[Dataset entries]

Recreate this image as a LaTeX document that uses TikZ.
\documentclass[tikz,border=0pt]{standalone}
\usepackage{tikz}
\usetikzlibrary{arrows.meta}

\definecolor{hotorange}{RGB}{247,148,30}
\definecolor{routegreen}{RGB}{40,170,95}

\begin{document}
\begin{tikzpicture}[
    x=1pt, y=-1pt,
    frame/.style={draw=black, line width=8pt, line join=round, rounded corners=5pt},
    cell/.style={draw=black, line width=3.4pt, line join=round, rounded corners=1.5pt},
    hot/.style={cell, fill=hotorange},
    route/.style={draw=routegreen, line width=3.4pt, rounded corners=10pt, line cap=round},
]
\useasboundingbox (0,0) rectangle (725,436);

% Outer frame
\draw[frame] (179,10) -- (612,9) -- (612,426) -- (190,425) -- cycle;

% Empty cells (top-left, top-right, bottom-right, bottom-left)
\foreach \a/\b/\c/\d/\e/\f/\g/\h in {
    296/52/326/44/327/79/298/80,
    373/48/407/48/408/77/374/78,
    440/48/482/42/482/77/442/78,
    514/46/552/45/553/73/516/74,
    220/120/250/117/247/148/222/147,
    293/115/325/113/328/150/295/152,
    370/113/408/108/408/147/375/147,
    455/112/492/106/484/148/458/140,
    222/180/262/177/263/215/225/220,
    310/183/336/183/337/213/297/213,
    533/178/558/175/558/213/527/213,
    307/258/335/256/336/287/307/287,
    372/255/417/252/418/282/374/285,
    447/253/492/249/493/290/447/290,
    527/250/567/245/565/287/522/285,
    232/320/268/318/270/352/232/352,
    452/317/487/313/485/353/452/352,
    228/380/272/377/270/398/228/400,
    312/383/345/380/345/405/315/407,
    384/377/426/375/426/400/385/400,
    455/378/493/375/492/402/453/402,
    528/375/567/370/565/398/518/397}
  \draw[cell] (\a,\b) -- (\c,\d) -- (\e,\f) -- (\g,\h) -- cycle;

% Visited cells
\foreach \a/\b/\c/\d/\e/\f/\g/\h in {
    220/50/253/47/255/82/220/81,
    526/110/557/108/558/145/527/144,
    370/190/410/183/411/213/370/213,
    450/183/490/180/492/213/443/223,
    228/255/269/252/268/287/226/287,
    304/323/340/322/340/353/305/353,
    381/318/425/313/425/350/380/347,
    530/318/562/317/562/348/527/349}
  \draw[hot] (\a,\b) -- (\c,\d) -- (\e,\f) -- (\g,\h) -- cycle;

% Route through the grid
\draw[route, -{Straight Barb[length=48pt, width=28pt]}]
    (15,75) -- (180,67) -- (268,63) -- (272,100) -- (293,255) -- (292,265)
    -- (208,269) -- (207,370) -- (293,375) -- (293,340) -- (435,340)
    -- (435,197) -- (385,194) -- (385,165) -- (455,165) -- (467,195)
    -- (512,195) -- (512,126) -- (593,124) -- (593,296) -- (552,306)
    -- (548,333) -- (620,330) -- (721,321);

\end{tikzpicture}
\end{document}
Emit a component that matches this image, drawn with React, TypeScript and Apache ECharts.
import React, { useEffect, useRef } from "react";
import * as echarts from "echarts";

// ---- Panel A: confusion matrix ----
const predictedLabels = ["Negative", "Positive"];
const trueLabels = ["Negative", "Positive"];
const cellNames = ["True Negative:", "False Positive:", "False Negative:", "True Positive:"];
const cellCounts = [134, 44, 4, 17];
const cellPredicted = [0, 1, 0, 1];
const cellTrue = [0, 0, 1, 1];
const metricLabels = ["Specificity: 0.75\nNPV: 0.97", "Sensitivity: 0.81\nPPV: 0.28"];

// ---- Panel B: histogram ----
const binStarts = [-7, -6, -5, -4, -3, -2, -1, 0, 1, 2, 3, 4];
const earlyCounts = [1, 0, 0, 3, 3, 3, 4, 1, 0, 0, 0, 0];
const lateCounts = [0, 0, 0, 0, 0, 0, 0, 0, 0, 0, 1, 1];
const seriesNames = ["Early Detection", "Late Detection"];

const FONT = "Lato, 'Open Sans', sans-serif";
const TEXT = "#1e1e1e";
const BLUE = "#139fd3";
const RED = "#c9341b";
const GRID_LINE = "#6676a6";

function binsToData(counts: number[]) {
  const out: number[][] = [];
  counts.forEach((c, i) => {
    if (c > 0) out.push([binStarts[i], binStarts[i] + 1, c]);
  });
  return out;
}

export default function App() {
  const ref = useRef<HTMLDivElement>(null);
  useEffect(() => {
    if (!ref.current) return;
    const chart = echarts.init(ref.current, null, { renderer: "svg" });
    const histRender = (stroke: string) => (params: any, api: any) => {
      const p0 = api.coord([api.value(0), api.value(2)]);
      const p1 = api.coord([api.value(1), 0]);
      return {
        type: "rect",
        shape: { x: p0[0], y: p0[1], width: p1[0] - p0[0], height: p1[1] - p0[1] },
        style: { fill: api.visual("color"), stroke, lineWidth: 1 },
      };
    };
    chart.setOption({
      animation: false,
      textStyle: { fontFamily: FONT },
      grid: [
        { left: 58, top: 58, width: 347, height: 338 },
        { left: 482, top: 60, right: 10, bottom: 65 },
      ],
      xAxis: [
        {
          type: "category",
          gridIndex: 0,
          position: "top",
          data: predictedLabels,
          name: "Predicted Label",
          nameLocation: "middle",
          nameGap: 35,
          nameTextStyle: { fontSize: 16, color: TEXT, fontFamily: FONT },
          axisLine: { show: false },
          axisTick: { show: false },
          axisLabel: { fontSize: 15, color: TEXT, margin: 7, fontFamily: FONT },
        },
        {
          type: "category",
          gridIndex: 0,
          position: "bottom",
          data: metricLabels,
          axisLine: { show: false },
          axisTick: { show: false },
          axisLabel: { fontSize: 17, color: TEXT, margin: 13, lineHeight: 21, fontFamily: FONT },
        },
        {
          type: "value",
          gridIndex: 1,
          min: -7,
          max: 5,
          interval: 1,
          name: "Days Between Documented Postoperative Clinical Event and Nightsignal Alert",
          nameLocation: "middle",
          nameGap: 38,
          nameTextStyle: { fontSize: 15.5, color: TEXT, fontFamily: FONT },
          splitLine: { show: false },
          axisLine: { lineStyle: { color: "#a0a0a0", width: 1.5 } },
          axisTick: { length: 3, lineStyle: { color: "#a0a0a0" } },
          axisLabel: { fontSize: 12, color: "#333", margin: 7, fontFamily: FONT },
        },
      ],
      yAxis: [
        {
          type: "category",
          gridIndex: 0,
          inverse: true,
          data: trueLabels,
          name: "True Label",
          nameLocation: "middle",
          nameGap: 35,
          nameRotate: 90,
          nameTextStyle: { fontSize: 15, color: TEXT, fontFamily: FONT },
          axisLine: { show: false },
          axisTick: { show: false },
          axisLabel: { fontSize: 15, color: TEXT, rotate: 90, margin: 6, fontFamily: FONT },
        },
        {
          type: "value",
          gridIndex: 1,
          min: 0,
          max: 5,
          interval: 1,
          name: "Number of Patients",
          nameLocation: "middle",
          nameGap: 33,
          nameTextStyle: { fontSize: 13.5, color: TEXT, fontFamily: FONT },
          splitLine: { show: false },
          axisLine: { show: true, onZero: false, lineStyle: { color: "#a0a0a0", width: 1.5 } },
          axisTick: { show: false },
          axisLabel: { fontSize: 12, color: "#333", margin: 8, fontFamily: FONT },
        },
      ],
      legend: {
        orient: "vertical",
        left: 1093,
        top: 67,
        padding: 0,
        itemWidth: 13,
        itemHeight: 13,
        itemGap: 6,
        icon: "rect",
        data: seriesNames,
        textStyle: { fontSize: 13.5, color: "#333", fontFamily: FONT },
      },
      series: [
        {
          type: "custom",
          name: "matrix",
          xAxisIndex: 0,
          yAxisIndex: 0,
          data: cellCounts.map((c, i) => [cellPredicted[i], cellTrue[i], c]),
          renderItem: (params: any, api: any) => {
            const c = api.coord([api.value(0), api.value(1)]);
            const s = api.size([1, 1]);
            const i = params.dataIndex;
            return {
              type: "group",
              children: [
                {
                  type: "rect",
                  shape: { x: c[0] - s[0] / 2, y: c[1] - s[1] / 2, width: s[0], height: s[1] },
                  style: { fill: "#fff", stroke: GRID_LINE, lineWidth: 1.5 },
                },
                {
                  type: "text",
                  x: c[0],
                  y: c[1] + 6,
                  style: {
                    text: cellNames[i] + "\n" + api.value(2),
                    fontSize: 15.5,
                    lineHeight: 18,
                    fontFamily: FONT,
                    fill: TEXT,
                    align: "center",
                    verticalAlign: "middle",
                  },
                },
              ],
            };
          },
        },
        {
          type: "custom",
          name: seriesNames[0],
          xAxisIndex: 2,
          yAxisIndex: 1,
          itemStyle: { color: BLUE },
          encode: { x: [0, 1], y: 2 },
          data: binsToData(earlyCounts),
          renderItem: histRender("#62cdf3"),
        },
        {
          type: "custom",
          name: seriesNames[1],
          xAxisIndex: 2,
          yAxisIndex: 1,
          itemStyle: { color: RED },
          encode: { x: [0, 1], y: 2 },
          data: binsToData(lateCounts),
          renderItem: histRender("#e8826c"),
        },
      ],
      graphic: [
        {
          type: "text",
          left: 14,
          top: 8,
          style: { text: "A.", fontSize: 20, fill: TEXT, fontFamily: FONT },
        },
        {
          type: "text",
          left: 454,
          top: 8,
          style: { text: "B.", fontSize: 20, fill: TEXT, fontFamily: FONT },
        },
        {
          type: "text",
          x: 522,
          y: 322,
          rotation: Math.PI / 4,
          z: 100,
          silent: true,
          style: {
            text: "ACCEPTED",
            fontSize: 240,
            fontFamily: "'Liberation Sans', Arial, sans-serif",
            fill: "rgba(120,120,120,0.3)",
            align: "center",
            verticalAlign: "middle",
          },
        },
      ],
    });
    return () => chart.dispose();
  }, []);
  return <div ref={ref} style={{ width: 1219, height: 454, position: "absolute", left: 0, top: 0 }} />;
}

▶ [WHAT IS REQUIRED]:
Set down the lines above as they stand, starting with the first line and ending with the line that contains "(190,425) -- cycle;".

▶ [SOLUTION]:
Recreate this image as a LaTeX document that uses TikZ.
\documentclass[tikz,border=0pt]{standalone}
\usepackage{tikz}
\usetikzlibrary{arrows.meta}

\definecolor{hotorange}{RGB}{247,148,30}
\definecolor{routegreen}{RGB}{40,170,95}

\begin{document}
\begin{tikzpicture}[
    x=1pt, y=-1pt,
    frame/.style={draw=black, line width=8pt, line join=round, rounded corners=5pt},
    cell/.style={draw=black, line width=3.4pt, line join=round, rounded corners=1.5pt},
    hot/.style={cell, fill=hotorange},
    route/.style={draw=routegreen, line width=3.4pt, rounded corners=10pt, line cap=round},
]
\useasboundingbox (0,0) rectangle (725,436);

% Outer frame
\draw[frame] (179,10) -- (612,9) -- (612,426) -- (190,425) -- cycle;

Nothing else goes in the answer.